Proximity to Other Dealers
This one can be a double edged sword. How close should you be to other dealers? There’s no right or wrong answer to this question. In some areas, where there are specific zoning laws for dealerships, you want have a choice but to be in close proximity to other dealers. In places where zoning is a little more laxed, you may or may not be wise to set-up shop near other dealerships. Many cities have areas where there are a lot of dealerships in one spot. While competition is more fierce in these areas, most customers recognize these areas and come to them when they are looking for a car. Being out on your own away from other dealers, you have less competition, but it may not receive as much traffic as a designated “autoplex”.

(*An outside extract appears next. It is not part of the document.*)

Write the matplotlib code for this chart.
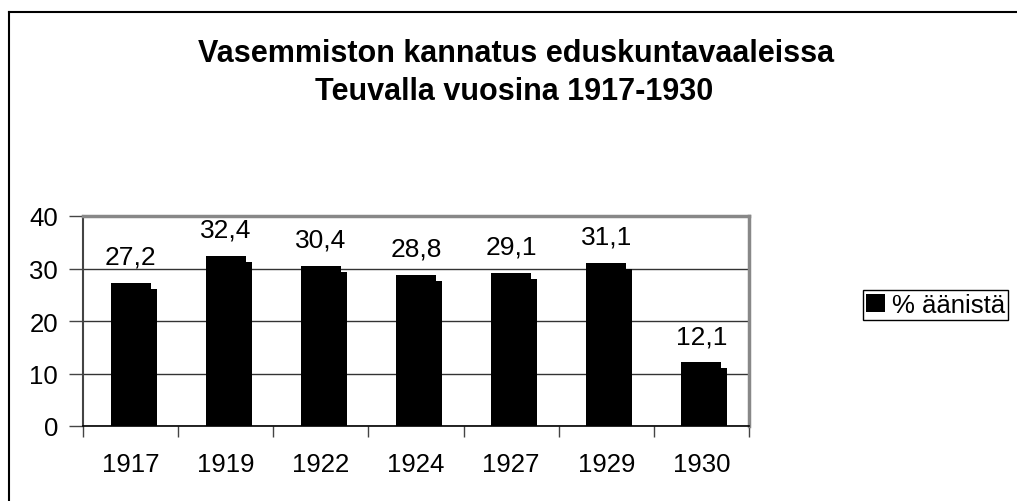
import matplotlib
matplotlib.use("Agg")
import matplotlib.pyplot as plt
from matplotlib.lines import Line2D

years = ["1917", "1919", "1922", "1924", "1927", "1929", "1930"]
values = [27.2, 32.4, 30.4, 28.8, 29.1, 31.1, 12.1]
value_labels = ["27,2", "32,4", "30,4", "28,8", "29,1", "31,1", "12,1"]
series_name = "% äänistä"
title_lines = ["Vasemmiston kannatus eduskuntavaaleissa", "Teuvalla vuosina 1917-1930"]

plt.rcParams['font.family'] = ['Liberation Sans', 'DejaVu Sans']

W, H = 1017, 502
fig = plt.figure(figsize=(W / 100, H / 100), dpi=100)
fig.patch.set_facecolor("white")

def fx(px):
    return px / W

def fy(py):
    return 1 - py / H

# outer chart border (extends past right and bottom edges)
fig.add_artist(Line2D([fx(9), fx(W + 5)], [fy(13), fy(13)], color="black", lw=1.5, transform=fig.transFigure))
fig.add_artist(Line2D([fx(9), fx(9)], [fy(13), fy(H + 5)], color="black", lw=1.5, transform=fig.transFigure))

# title
fig.text(fx(516), fy(62), title_lines[0], ha="center", va="baseline", fontsize=22, fontweight="bold")
fig.text(fx(514), fy(100), title_lines[1], ha="center", va="baseline", fontsize=22, fontweight="bold")

ax = fig.add_axes([fx(83), fy(427), fx(749) - fx(83), fy(217) - fy(427)])
ax.set_xlim(-0.5, len(years) - 0.5)
ax.set_ylim(0, 40)

px_per_cat = (749 - 83) / len(years)
px_per_unit = (427 - 217) / 40
front_w = 40 / px_per_cat
side_w = 6 / px_per_cat
side_drop = 6 / px_per_unit

x = list(range(len(years)))
# side (depth) piece
ax.bar([i + front_w / 2 + side_w / 2 for i in x], [v - side_drop for v in values],
       width=side_w, color="black", edgecolor="none", zorder=3)
bars = ax.bar(x, values, width=front_w, color="black", edgecolor="none", zorder=4, label=series_name)

for i, (v, lab) in enumerate(zip(values, value_labels)):
    ax.annotate(lab, (i, v), xytext=(0, 14), textcoords="offset points",
                ha="center", va="baseline", fontsize=19)

# gridlines
ax.set_yticks([0, 10, 20, 30, 40])
ax.yaxis.grid(True, color="#333333", lw=1)
ax.set_axisbelow(True)

for s in ["top", "right"]:
    ax.spines[s].set_color("#888888")
    ax.spines[s].set_linewidth(2.5)
ax.spines["left"].set_color("#444444")
ax.spines["left"].set_linewidth(1.5)
ax.spines["bottom"].set_color("black")
ax.spines["bottom"].set_linewidth(1.2)

ax.tick_params(axis="y", length=10, width=1, color="#444444", pad=8, labelsize=18.5)
ax.set_xticks(x)
ax.set_xticklabels(years)
ax.tick_params(axis="x", which="major", length=0, pad=19, labelsize=18.5)
ax.set_xticks([i - 0.5 for i in range(len(years) + 1)], minor=True)
ax.tick_params(axis="x", which="minor", length=8, width=1, color="#444444")

leg = ax.legend(loc="center left", bbox_to_anchor=(fx(863), fy(306)), bbox_transform=fig.transFigure,
                fontsize=18.5, frameon=True, fancybox=False, edgecolor="black", framealpha=1,
                handlelength=0.75, handleheight=0.75, handletextpad=0.25, borderpad=0.12,
                borderaxespad=0)
leg.get_frame().set_linewidth(1)

fig.savefig("out.png", dpi=100, facecolor="white")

Consider both how easy it will be to pull into and out of your dealership and how much street traffic it will get. As far as ease of access, avoid one-way streets and divided roads. You want travelers in both directions to be able to be able to pull in quickly and easy without having to u turn or follow a maze of one-way streets. As silly as it is, those kinds of things can be enough for someone to drive past your dealership and go to another one. Think about how busy the street is for your dealership. Busier streets cost more, but you will have far more visibility and thus more walk up and drive-by traffic. Also consider how close you are to public transit. Many people buying a car may not currently have a car at all. It’s good to consider being close to a bus or other mass transit stop, especially for a dealership with lower end cars.
Safety and Lighting
Finally, research the crime rates in the area you are looking to set up shop in. Don’t set up in high crime areas, cars on a lot are easy targets for both vandalism and robbery. Consider how close you are to police and fire stations. If a call came in, how quick could emergency services be to your location? Also when shopping for a location, pick one that is well-lit. Installing lighting on your location after purchase can be an expensive and difficult operation. Many people don’t do their car shopping until after they’re off work, and it can often be dark outside when that happens. You want customers to be able to see your cars in a bright, well-lit location. Good lighting also deters crime.
Make sure you know what kind of lot you want, how you plan on selling cars, and who you want to sell to. Write down a list of requirements before you go out looking for your lot. Call a real estate agent and find yourself a lot. It’s one of the first things you’ll need, and in many states your location is required before you can get your dealers license.